Supreme Court erred in permitting Kamenov to testify, over defendant's objection, that he had never been prosecuted for arson. That was error. Evidence of nonprosecution is inadmissible in a civil action ( see, Bazza v. Banscher, 143 A.D.2d 715, 716; see also, Kelly's Auto Parts, No. 1 v. Boughton, 809 F.2d 1247, 1252-1253; Goffstein v. State Farm Fire Cas. Co., 764 F.2d 522, 524). The court also erred in refusing to permit a defense witness to testify that Kamenov stated that he would give money to her for the children of Eddie Mance. That testimony fell within the admission exception to the hearsay rule. Although equivocal, Kamenov's statement indicated a consciousness of guilt ( see, Bazza v. Banscher, supra, at 716; see also, People v. Bennett, 79 N.Y.2d 464, 470), and the testimony was relevant to establish a relationship between Nance and Kamenov. Additionally, the court erred in precluding defendant from reading into evidence portions of the examinations under oath of plaintiff and Kamenov on the insurance claim. That evidence was relevant with respect to defendant's affirmative defense that plaintiff or her agent intentionally misrepresented material facts at their examinations under oath, thus invalidating the policy ( see, Sylvester, Inc. v. Aetna Cas. Sur. Co., 227 A.D.2d 212, lv dismissed in part and denied in part 89 N.Y.2d 914; see also, Dlugosz v. Exchange Mut. Ins. Co., 176 A.D.2d 1011, 1012-1013).
We conclude, however, that the court properly precluded the testimony of a witness that, on the night before the fire, Mance told him that Kamenov asked Mance to set fire to the property at Woltz and Sycamore. Double hearsay is admissible only if each hearsay statement falls within an exception to the hearsay rule ( see, 2 McCormick on Evidence § 324.1, at 368 [4th ed 1992]; see, e.g., O'Connor v. Incorporated Vil. of Port Jefferson, 104 A.D.2d 861). The statement of Mance to the witness was not admissible under the declaration against penal interest exception to the hearsay rule because, at the time the statement was made, it did not subject Mance to criminal prosecution and incarceration ( cf., People v. Settles, 46 N.Y.2d 154, 167-168; see also, People v. Brensic, 70 N.Y.2d 9, 15, mot to amend remittitur granted 70 N.Y.2d 722).

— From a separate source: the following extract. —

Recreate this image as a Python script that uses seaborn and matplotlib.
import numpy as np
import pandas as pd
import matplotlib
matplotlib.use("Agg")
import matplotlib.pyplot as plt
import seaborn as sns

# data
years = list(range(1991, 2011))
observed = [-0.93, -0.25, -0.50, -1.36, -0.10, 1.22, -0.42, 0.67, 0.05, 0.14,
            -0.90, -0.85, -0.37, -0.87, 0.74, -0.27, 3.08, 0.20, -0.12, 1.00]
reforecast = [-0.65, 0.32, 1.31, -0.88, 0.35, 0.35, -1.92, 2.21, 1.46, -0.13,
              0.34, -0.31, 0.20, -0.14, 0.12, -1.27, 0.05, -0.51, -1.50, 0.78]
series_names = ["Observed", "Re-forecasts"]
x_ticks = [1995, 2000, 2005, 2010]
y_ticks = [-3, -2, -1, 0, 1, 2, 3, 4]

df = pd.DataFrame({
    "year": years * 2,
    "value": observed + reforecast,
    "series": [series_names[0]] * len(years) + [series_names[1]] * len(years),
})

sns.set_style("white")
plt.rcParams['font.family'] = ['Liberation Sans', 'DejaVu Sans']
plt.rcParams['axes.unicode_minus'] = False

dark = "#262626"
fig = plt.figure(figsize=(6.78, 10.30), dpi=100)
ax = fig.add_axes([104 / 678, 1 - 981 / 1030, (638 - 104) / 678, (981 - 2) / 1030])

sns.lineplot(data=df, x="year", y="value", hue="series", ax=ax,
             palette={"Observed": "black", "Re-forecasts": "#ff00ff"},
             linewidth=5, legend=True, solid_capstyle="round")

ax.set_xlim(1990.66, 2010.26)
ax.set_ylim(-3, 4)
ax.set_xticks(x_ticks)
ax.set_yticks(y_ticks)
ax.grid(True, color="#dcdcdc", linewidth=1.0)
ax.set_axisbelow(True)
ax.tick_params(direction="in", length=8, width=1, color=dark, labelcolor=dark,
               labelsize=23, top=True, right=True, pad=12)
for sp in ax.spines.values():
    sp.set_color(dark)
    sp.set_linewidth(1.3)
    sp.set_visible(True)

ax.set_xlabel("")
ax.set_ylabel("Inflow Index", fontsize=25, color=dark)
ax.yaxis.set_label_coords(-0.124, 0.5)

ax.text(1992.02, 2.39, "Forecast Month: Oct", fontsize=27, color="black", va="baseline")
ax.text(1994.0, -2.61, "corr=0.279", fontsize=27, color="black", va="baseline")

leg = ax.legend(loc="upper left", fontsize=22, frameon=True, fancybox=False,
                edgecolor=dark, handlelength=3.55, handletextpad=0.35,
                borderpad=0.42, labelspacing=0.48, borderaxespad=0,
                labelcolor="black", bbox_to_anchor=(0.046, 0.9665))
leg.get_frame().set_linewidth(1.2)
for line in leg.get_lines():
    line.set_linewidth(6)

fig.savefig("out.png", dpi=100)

We further conclude that the court erred in denying defendant's request to charge separately the affirmative defenses of fraud and arson. Defendant submitted evidence in support of both affirmative defenses and therefore was entitled to have the jury instructed regarding each of them ( see generally, Long Is. Ski Ctr. v. Hartford Fire Ins. Co., 121 A.D.2d 368; Seawide Fish Mkt. v. New York Prop. Ins. Underwriting Assn., 111 A.D.2d 137). An erroneous instruction is "only deemed harmless when there is no view of the evidence under which appellant could have prevailed" ( Marine Midland Bank v. Russo Produce Co., 50 N.Y.2d 31, 43). Because the affirmative defenses, if credited by a jury, would have supported a verdict in defendant's favor, the error cannot be deemed harmless.
We have reviewed defendant's remaining contention and conclude that it is without merit.